Exercise - Copy all lines below exactly as written. Leave pictures out.

Data extract -
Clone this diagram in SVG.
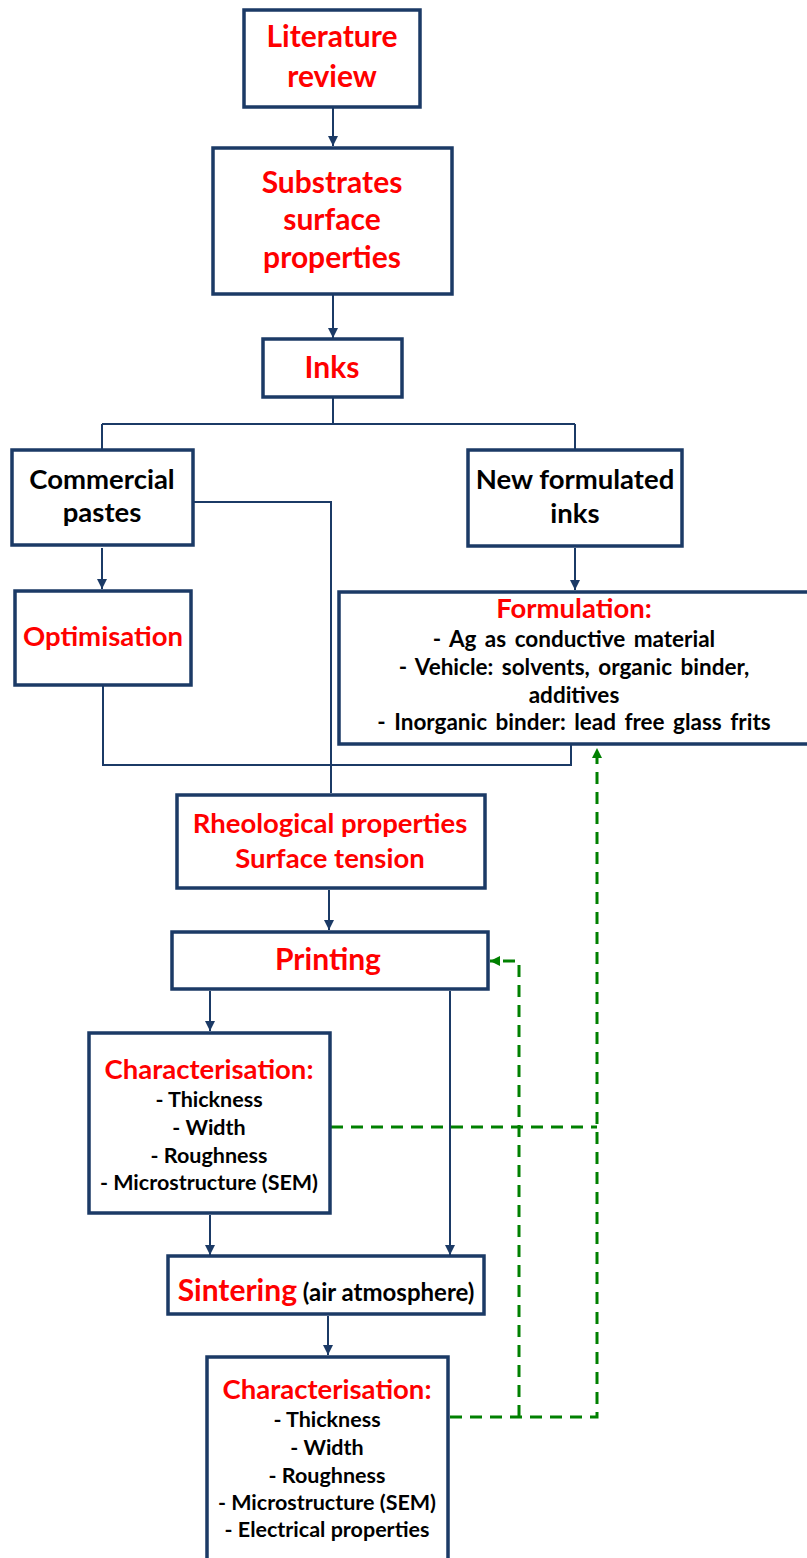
<svg xmlns="http://www.w3.org/2000/svg" width="807" height="1558" viewBox="0 0 807 1558">
  <style>
    .box { fill: #ffffff; stroke: #1b3a66; stroke-width: 3.5; }
    .t { font-family: Lato, "Liberation Sans", sans-serif; font-weight: bold; text-anchor: middle; }
    .red { fill: #ff0000; }
    .blk { fill: #000000; }
    .h1 { font-size: 30px; }
    .h2 { font-size: 27.5px; }
    .li { font-size: 21.5px; }
    .lf { font-size: 22.5px; word-spacing: 3px; }
    .link { fill: none; stroke: #1b3a66; stroke-width: 2; }
    .fb { fill: none; stroke: #008000; stroke-width: 3; stroke-dasharray: 12 8; }
  </style>
  <defs>
    <marker id="arrowNavy" markerUnits="userSpaceOnUse" markerWidth="10" markerHeight="10" refX="10" refY="5" orient="auto">
      <path d="M0,0 L10,5 L0,10 Z" fill="#1b3a66"/>
    </marker>
    <marker id="arrowGreen" markerUnits="userSpaceOnUse" markerWidth="10" markerHeight="10" refX="10" refY="5" orient="auto">
      <path d="M0,0 L10,5 L0,10 Z" fill="#008000"/>
    </marker>
  </defs>

  <rect width="807" height="1558" fill="#ffffff"/>

  <!-- connectors -->
  <g id="connectors">
    <path class="link" d="M333 108 V146" marker-end="url(#arrowNavy)"/>
    <path class="link" d="M333 295 V338" marker-end="url(#arrowNavy)"/>
    <path class="link" d="M333 398 V424 M102 424 H575 M102 424 V449 M575 424 V449"/>
    <path class="link" d="M193 502 H331 V793"/>
    <path class="link" d="M102 548 V589" marker-end="url(#arrowNavy)"/>
    <path class="link" d="M575 548 V590" marker-end="url(#arrowNavy)"/>
    <path class="link" d="M103 686 V765 H571 V745"/>
    <path class="link" d="M329 890 V930" marker-end="url(#arrowNavy)"/>
    <path class="link" d="M210 991 V1031" marker-end="url(#arrowNavy)"/>
    <path class="link" d="M450 991 V1255" marker-end="url(#arrowNavy)"/>
    <path class="link" d="M210 1215 V1255" marker-end="url(#arrowNavy)"/>
    <path class="link" d="M328 1316 V1355" marker-end="url(#arrowNavy)"/>

    <!-- feedback loops -->
    <path class="fb" d="M331 1127 H597"/>
    <path class="fb" d="M450 1417 H597 V748" marker-end="url(#arrowGreen)"/>
    <path class="fb" d="M519 1417 V961 H490" marker-end="url(#arrowGreen)"/>
  </g>

  <g id="literature">
    <rect class="box" x="244" y="10" width="176" height="97"/>
    <text class="t red h1" x="332" y="47">Literature</text>
    <text class="t red h1" x="332" y="87">review</text>
  </g>

  <g id="substrates">
    <rect class="box" x="213" y="148" width="239" height="146"/>
    <text class="t red h1" x="332" y="193">Substrates</text>
    <text class="t red h1" x="332" y="230">surface</text>
    <text class="t red h1" x="332" y="268">properties</text>
  </g>

  <g id="inks">
    <rect class="box" x="263" y="339" width="139" height="58"/>
    <text class="t red h1" x="332" y="378">Inks</text>
  </g>

  <g id="commercial">
    <rect class="box" x="12" y="450" width="181" height="95"/>
    <text class="t blk h2" x="102" y="489">Commercial</text>
    <text class="t blk h2" x="102" y="522">pastes</text>
  </g>

  <g id="newinks">
    <rect class="box" x="468" y="450" width="214" height="96"/>
    <text class="t blk h2" x="575" y="489">New formulated</text>
    <text class="t blk h2" x="575" y="523">inks</text>
  </g>

  <g id="optimisation">
    <rect class="box" x="15" y="591" width="176" height="94"/>
    <text class="t red h2" x="103" y="646">Optimisation</text>
  </g>

  <g id="formulation">
    <rect class="box" x="339" y="592" width="472" height="152"/>
    <text class="t red h2" x="574" y="618">Formulation:</text>
    <text class="t blk lf" x="574" y="647">- Ag as conductive material</text>
    <text class="t blk lf" x="574" y="675">- Vehicle: solvents, organic binder,</text>
    <text class="t blk lf" x="574" y="703">additives</text>
    <text class="t blk lf" x="574" y="730">- Inorganic binder: lead free glass frits</text>
  </g>

  <g id="rheology">
    <rect class="box" x="177" y="795" width="308" height="93"/>
    <text class="t red h2" x="330" y="833">Rheological properties</text>
    <text class="t red h2" x="330" y="868">Surface tension</text>
  </g>

  <g id="printing">
    <rect class="box" x="172" y="932" width="316" height="57"/>
    <text class="t red h1" x="328" y="970">Printing</text>
  </g>

  <g id="characterisation1">
    <rect class="box" x="89" y="1033" width="241" height="180"/>
    <text class="t red h2" x="209" y="1079">Characterisation:</text>
    <text class="t blk li" x="209" y="1107">- Thickness</text>
    <text class="t blk li" x="209" y="1135">- Width</text>
    <text class="t blk li" x="209" y="1163">- Roughness</text>
    <text class="t blk li" x="209" y="1190">- Microstructure (SEM)</text>
  </g>

  <g id="sintering">
    <rect class="box" x="168" y="1256" width="316" height="58"/>
    <text class="t" x="326" y="1301"><tspan class="red h1">Sintering</tspan><tspan class="blk" font-size="24px"> (air atmosphere)</tspan></text>
  </g>

  <g id="characterisation2">
    <rect class="box" x="207" y="1357" width="241" height="220"/>
    <text class="t red h2" x="327" y="1399">Characterisation:</text>
    <text class="t blk li" x="327" y="1427">- Thickness</text>
    <text class="t blk li" x="327" y="1455">- Width</text>
    <text class="t blk li" x="327" y="1483">- Roughness</text>
    <text class="t blk li" x="327" y="1510">- Microstructure (SEM)</text>
    <text class="t blk li" x="327" y="1537">- Electrical properties</text>
  </g>
</svg>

Correct response -
Clone this diagram in SVG.
<svg xmlns="http://www.w3.org/2000/svg" width="807" height="1558" viewBox="0 0 807 1558">
  <style>
    .box { fill: #ffffff; stroke: #1b3a66; stroke-width: 3.5; }
    .t { font-family: Lato, "Liberation Sans", sans-serif; font-weight: bold; text-anchor: middle; }
    .red { fill: #ff0000; }
    .blk { fill: #000000; }
    .h1 { font-size: 30px; }
    .h2 { font-size: 27.5px; }
    .li { font-size: 21.5px; }
    .lf { font-size: 22.5px; word-spacing: 3px; }
    .link { fill: none; stroke: #1b3a66; stroke-width: 2; }
    .fb { fill: none; stroke: #008000; stroke-width: 3; stroke-dasharray: 12 8; }
  </style>
  <defs>
    <marker id="arrowNavy" markerUnits="userSpaceOnUse" markerWidth="10" markerHeight="10" refX="10" refY="5" orient="auto">
      <path d="M0,0 L10,5 L0,10 Z" fill="#1b3a66"/>
    </marker>
    <marker id="arrowGreen" markerUnits="userSpaceOnUse" markerWidth="10" markerHeight="10" refX="10" refY="5" orient="auto">
      <path d="M0,0 L10,5 L0,10 Z" fill="#008000"/>
    </marker>
  </defs>

  <rect width="807" height="1558" fill="#ffffff"/>

  <!-- connectors -->
  <g id="connectors">
    <path class="link" d="M333 108 V146" marker-end="url(#arrowNavy)"/>
    <path class="link" d="M333 295 V338" marker-end="url(#arrowNavy)"/>
    <path class="link" d="M333 398 V424 M102 424 H575 M102 424 V449 M575 424 V449"/>
    <path class="link" d="M193 502 H331 V793"/>
    <path class="link" d="M102 548 V589" marker-end="url(#arrowNavy)"/>
    <path class="link" d="M575 548 V590" marker-end="url(#arrowNavy)"/>
    <path class="link" d="M103 686 V765 H571 V745"/>
    <path class="link" d="M329 890 V930" marker-end="url(#arrowNavy)"/>
    <path class="link" d="M210 991 V1031" marker-end="url(#arrowNavy)"/>
    <path class="link" d="M450 991 V1255" marker-end="url(#arrowNavy)"/>
    <path class="link" d="M210 1215 V1255" marker-end="url(#arrowNavy)"/>
    <path class="link" d="M328 1316 V1355" marker-end="url(#arrowNavy)"/>

    <!-- feedback loops -->
    <path class="fb" d="M331 1127 H597"/>
    <path class="fb" d="M450 1417 H597 V748" marker-end="url(#arrowGreen)"/>
    <path class="fb" d="M519 1417 V961 H490" marker-end="url(#arrowGreen)"/>
  </g>

  <g id="literature">
    <rect class="box" x="244" y="10" width="176" height="97"/>
    <text class="t red h1" x="332" y="47">Literature</text>
    <text class="t red h1" x="332" y="87">review</text>
  </g>

  <g id="substrates">
    <rect class="box" x="213" y="148" width="239" height="146"/>
    <text class="t red h1" x="332" y="193">Substrates</text>
    <text class="t red h1" x="332" y="230">surface</text>
    <text class="t red h1" x="332" y="268">properties</text>
  </g>

  <g id="inks">
    <rect class="box" x="263" y="339" width="139" height="58"/>
    <text class="t red h1" x="332" y="378">Inks</text>
  </g>

  <g id="commercial">
    <rect class="box" x="12" y="450" width="181" height="95"/>
    <text class="t blk h2" x="102" y="489">Commercial</text>
    <text class="t blk h2" x="102" y="522">pastes</text>
  </g>

  <g id="newinks">
    <rect class="box" x="468" y="450" width="214" height="96"/>
    <text class="t blk h2" x="575" y="489">New formulated</text>
    <text class="t blk h2" x="575" y="523">inks</text>
  </g>

  <g id="optimisation">
    <rect class="box" x="15" y="591" width="176" height="94"/>
    <text class="t red h2" x="103" y="646">Optimisation</text>
  </g>

  <g id="formulation">
    <rect class="box" x="339" y="592" width="472" height="152"/>
    <text class="t red h2" x="574" y="618">Formulation:</text>
    <text class="t blk lf" x="574" y="647">- Ag as conductive material</text>
    <text class="t blk lf" x="574" y="675">- Vehicle: solvents, organic binder,</text>
    <text class="t blk lf" x="574" y="703">additives</text>
    <text class="t blk lf" x="574" y="730">- Inorganic binder: lead free glass frits</text>
  </g>

  <g id="rheology">
    <rect class="box" x="177" y="795" width="308" height="93"/>
    <text class="t red h2" x="330" y="833">Rheological properties</text>
    <text class="t red h2" x="330" y="868">Surface tension</text>
  </g>

  <g id="printing">
    <rect class="box" x="172" y="932" width="316" height="57"/>
    <text class="t red h1" x="328" y="970">Printing</text>
  </g>

  <g id="characterisation1">
    <rect class="box" x="89" y="1033" width="241" height="180"/>
    <text class="t red h2" x="209" y="1079">Characterisation:</text>
    <text class="t blk li" x="209" y="1107">- Thickness</text>
    <text class="t blk li" x="209" y="1135">- Width</text>
    <text class="t blk li" x="209" y="1163">- Roughness</text>
    <text class="t blk li" x="209" y="1190">- Microstructure (SEM)</text>
  </g>

  <g id="sintering">
    <rect class="box" x="168" y="1256" width="316" height="58"/>
    <text class="t" x="326" y="1301"><tspan class="red h1">Sintering</tspan><tspan class="blk" font-size="24px"> (air atmosphere)</tspan></text>
  </g>

  <g id="characterisation2">
    <rect class="box" x="207" y="1357" width="241" height="220"/>
    <text class="t red h2" x="327" y="1399">Characterisation:</text>
    <text class="t blk li" x="327" y="1427">- Thickness</text>
    <text class="t blk li" x="327" y="1455">- Width</text>
    <text class="t blk li" x="327" y="1483">- Roughness</text>
    <text class="t blk li" x="327" y="1510">- Microstructure (SEM)</text>
    <text class="t blk li" x="327" y="1537">- Electrical properties</text>
  </g>
</svg>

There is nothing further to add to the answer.